--- Start of DATASET ROWS ---

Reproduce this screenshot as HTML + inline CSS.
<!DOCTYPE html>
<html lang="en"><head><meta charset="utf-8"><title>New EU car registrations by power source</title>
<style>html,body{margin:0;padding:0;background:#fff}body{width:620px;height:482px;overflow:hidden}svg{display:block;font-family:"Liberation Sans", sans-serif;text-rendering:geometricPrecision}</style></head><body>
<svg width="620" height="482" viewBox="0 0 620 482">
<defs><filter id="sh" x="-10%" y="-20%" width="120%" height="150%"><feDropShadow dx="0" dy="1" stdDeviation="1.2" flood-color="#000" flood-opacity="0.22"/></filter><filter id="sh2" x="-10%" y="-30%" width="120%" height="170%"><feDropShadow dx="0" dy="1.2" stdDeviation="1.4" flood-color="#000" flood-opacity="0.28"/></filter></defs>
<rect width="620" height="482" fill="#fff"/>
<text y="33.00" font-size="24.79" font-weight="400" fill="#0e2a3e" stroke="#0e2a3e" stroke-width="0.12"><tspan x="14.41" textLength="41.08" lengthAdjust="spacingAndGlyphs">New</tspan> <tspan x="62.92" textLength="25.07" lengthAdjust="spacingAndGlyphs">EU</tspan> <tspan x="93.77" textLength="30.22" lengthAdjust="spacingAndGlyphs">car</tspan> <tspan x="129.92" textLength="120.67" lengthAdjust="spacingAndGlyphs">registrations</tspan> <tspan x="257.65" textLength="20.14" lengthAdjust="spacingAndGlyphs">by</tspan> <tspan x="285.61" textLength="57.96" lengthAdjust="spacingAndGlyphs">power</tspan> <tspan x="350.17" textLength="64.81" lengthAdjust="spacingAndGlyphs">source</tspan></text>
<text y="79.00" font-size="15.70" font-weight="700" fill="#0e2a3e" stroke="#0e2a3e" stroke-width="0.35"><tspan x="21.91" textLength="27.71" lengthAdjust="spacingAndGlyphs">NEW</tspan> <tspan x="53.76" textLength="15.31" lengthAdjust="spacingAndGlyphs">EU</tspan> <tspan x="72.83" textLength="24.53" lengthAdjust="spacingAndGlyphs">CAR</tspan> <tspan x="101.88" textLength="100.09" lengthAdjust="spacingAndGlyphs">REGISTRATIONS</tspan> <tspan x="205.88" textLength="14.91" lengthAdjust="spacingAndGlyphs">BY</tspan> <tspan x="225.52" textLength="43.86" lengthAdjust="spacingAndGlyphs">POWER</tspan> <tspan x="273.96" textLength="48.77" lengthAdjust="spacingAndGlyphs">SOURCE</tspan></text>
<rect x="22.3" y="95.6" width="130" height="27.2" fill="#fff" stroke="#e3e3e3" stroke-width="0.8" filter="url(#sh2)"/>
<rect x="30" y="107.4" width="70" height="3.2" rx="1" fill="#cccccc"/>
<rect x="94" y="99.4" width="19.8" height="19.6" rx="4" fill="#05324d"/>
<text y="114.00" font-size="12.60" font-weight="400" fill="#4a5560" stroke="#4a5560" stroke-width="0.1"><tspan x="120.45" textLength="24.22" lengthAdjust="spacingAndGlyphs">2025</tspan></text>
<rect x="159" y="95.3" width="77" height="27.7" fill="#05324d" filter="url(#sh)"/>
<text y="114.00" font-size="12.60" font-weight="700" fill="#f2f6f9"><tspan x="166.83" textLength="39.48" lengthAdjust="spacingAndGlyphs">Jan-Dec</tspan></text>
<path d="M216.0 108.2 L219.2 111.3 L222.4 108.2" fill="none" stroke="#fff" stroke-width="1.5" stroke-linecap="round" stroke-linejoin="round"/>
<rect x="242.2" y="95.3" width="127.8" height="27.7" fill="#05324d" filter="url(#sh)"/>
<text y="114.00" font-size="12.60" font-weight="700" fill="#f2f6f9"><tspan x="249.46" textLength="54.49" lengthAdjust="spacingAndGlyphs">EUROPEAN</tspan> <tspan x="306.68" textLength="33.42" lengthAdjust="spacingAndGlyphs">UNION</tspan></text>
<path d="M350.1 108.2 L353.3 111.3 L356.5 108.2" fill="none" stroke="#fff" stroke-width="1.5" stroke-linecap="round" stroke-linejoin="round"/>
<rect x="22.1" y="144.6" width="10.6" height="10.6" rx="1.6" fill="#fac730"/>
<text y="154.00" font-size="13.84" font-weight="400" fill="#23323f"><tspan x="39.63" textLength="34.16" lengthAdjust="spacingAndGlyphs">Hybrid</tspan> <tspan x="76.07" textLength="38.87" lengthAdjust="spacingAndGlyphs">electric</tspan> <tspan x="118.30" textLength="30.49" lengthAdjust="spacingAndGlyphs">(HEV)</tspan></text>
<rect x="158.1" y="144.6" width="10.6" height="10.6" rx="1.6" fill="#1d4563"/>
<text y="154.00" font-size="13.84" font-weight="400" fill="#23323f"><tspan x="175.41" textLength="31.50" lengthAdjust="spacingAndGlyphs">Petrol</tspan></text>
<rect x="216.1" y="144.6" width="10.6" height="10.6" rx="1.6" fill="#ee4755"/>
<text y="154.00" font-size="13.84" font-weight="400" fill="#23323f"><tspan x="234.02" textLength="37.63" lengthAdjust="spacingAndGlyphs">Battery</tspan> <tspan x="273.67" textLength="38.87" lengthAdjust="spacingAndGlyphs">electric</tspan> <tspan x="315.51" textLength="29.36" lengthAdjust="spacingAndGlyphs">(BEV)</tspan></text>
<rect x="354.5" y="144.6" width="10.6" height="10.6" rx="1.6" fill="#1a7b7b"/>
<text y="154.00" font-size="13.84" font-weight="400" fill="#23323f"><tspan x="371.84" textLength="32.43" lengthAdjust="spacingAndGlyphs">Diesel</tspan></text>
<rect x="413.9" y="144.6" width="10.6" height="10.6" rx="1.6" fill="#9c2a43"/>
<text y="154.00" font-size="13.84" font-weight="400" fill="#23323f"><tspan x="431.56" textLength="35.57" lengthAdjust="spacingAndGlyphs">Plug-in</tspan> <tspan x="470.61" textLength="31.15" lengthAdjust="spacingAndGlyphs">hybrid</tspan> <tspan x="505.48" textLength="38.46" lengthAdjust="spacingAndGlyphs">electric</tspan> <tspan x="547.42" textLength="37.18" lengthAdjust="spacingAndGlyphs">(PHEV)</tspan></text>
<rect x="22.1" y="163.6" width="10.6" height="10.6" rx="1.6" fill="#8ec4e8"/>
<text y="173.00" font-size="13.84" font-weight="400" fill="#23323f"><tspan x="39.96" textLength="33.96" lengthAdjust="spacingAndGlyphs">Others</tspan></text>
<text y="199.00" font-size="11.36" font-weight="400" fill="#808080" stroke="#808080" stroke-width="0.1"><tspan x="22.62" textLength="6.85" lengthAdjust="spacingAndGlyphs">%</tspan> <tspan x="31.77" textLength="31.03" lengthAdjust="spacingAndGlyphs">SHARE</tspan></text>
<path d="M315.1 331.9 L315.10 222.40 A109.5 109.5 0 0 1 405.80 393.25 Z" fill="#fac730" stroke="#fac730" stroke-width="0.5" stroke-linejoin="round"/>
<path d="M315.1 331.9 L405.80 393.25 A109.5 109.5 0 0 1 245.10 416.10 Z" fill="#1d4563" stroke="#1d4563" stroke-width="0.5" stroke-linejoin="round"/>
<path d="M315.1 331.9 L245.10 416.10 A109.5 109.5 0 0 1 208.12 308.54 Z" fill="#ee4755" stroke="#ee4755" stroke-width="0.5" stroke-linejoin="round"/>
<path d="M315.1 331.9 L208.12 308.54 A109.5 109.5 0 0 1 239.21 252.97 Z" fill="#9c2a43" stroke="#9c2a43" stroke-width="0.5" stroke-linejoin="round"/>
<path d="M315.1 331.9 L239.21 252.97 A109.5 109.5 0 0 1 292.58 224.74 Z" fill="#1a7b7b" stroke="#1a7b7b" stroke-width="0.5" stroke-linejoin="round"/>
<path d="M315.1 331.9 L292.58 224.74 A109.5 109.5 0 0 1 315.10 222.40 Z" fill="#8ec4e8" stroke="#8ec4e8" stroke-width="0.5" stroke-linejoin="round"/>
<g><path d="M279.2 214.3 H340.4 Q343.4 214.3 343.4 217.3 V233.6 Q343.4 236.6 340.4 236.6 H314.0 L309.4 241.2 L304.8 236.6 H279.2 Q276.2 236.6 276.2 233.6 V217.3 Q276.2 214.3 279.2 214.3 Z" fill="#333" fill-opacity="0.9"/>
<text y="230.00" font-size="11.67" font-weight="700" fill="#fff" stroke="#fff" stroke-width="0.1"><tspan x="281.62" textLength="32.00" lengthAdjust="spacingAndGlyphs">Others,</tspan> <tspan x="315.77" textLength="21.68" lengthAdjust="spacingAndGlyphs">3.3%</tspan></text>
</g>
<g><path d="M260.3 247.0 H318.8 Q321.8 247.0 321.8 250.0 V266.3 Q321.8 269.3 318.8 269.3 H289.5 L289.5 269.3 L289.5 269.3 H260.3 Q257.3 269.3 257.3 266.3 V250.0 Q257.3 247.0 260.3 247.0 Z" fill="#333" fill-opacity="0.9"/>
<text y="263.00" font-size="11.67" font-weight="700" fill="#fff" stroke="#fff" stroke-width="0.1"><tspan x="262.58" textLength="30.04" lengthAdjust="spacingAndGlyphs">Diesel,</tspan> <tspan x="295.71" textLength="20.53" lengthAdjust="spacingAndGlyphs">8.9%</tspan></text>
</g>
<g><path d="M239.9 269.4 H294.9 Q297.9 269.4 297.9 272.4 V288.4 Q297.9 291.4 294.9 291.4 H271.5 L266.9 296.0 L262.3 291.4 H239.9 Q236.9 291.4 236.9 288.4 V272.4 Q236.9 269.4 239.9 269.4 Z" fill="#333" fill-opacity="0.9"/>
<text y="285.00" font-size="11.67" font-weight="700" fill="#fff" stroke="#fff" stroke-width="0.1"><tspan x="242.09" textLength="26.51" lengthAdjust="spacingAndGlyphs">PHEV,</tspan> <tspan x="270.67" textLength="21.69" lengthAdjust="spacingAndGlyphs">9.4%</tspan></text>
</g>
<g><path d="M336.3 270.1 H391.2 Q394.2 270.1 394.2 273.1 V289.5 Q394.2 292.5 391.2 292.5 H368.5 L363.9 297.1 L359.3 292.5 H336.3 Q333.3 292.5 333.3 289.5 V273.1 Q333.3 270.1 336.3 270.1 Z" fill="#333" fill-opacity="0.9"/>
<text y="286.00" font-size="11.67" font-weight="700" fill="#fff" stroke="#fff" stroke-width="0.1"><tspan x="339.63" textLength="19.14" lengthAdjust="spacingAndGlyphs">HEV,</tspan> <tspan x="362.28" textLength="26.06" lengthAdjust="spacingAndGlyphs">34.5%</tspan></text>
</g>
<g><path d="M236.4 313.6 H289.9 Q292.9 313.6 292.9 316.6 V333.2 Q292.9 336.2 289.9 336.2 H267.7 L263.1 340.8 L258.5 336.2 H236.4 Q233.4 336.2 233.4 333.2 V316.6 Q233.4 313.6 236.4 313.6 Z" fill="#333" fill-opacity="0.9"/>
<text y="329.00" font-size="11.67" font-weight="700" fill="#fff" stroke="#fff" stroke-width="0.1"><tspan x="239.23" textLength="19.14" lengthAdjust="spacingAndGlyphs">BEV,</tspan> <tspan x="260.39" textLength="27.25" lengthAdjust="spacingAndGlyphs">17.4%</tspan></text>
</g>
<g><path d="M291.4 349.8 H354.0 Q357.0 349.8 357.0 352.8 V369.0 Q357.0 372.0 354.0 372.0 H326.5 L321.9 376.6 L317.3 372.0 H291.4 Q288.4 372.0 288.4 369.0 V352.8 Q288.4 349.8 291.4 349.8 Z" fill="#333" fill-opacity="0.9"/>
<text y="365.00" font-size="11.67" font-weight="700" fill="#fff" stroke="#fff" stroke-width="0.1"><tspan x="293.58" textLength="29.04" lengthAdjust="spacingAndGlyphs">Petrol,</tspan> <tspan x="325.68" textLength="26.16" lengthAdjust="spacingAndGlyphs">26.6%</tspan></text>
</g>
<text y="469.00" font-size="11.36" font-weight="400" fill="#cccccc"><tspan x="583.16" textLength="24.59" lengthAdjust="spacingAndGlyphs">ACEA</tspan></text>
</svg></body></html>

--- End of DATASET ROWS ---
--- Start of DATASET ROWS ---

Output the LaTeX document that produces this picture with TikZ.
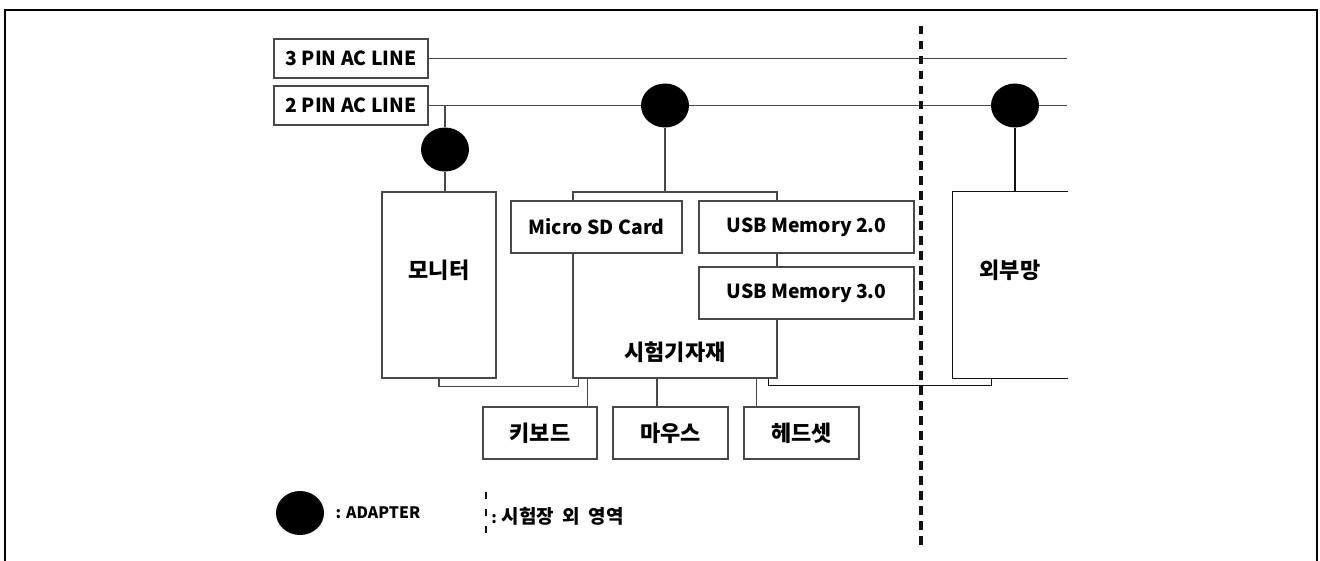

--- End of DATASET ROWS ---
--- Start of DATASET ROWS ---

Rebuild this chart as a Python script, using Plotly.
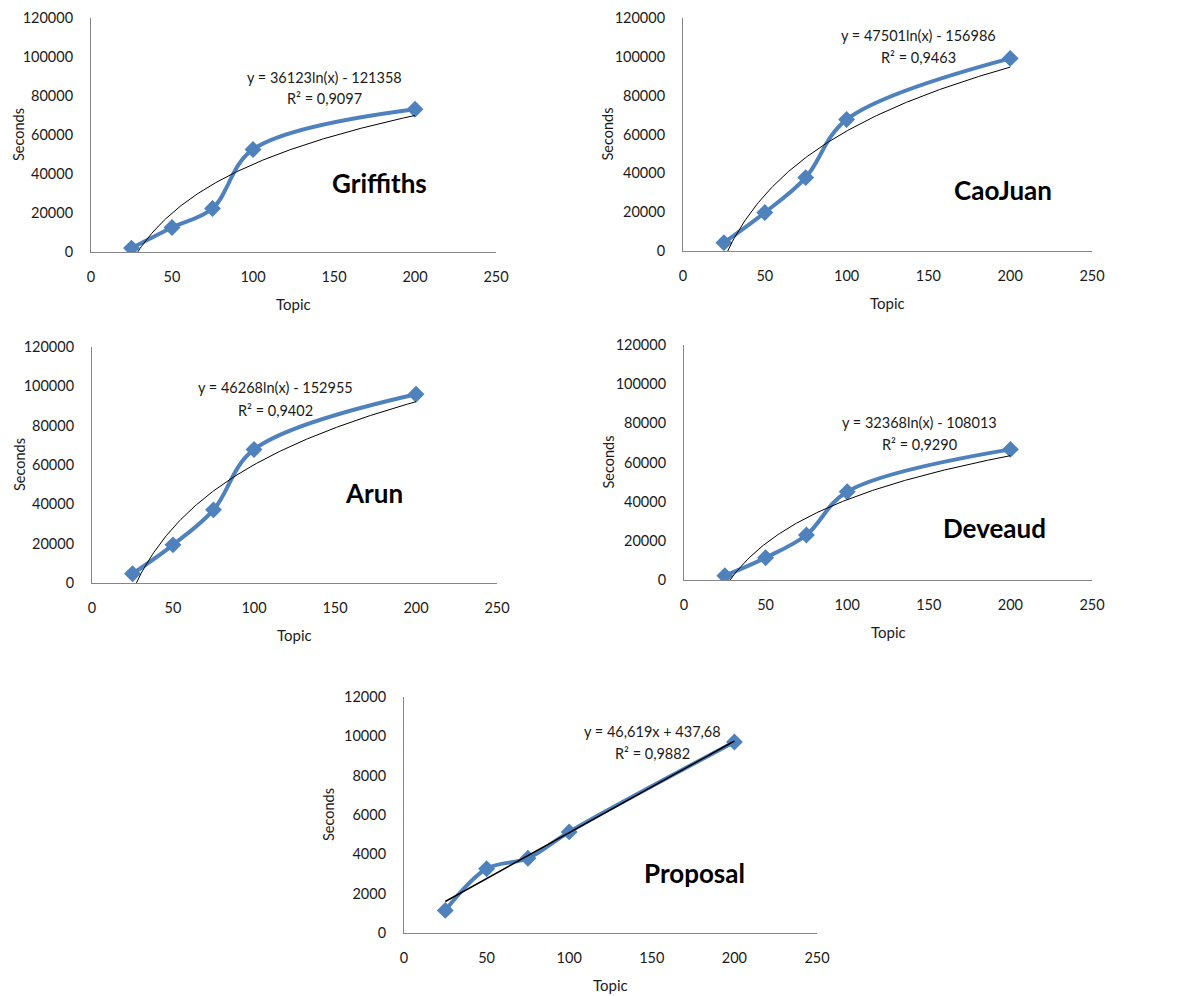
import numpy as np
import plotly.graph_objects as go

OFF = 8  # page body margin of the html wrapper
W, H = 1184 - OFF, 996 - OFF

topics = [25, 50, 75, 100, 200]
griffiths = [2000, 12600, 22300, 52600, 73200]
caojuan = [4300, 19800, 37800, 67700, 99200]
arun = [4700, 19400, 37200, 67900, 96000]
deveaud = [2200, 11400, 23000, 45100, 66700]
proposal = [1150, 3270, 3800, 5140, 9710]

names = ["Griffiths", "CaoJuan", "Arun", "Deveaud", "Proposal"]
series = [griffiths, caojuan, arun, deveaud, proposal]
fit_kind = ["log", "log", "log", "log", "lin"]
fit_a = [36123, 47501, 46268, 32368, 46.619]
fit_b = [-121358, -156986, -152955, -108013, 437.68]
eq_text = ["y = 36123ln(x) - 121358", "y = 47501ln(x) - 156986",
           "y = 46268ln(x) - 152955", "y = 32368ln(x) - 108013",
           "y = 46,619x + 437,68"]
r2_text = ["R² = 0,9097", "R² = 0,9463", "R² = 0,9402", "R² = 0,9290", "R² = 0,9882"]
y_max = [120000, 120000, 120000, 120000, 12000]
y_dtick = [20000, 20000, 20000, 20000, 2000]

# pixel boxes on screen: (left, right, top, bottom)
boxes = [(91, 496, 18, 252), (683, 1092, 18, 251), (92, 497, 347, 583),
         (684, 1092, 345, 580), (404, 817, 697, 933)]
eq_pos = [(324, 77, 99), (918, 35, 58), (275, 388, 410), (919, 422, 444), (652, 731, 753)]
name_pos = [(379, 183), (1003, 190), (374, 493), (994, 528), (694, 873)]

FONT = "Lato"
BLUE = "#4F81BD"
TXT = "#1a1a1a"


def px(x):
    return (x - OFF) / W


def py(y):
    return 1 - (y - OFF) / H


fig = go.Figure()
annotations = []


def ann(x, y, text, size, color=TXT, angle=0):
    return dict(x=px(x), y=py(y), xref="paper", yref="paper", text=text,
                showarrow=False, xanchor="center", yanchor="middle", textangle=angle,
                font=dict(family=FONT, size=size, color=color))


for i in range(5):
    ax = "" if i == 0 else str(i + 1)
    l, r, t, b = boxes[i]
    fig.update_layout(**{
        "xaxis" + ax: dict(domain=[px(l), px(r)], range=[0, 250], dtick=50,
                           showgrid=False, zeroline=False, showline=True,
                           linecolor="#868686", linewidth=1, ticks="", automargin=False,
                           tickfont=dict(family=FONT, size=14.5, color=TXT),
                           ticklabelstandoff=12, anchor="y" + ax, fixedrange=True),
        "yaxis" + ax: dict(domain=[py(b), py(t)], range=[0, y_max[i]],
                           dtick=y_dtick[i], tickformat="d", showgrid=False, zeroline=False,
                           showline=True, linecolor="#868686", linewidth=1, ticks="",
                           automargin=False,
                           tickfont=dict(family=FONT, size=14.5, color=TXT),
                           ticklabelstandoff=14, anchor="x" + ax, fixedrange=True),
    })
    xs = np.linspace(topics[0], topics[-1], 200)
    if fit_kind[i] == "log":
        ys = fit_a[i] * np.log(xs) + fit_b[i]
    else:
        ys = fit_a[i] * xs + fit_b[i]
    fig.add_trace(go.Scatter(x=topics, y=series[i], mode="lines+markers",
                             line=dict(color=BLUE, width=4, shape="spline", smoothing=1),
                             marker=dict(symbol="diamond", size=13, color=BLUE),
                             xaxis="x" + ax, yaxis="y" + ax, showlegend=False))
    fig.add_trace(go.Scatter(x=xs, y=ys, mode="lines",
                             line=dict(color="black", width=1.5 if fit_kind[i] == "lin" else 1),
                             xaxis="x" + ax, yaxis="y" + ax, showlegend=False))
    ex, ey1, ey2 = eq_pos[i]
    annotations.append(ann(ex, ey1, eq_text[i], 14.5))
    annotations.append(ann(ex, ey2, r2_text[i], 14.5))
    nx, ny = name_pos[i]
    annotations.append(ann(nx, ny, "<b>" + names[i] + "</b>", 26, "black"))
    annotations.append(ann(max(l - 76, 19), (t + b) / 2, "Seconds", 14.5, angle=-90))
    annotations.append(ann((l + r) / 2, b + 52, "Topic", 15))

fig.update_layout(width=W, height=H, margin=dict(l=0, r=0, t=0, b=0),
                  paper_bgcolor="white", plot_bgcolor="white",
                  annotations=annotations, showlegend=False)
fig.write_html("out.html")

--- End of DATASET ROWS ---

# SHORT PROBLEM
From the entries above, copy every line containing the word "this".

# REPLY TO THE EXERCISE
Reproduce this screenshot as HTML + inline CSS.
Output the LaTeX document that produces this picture with TikZ.
Rebuild this chart as a Python script, using Plotly.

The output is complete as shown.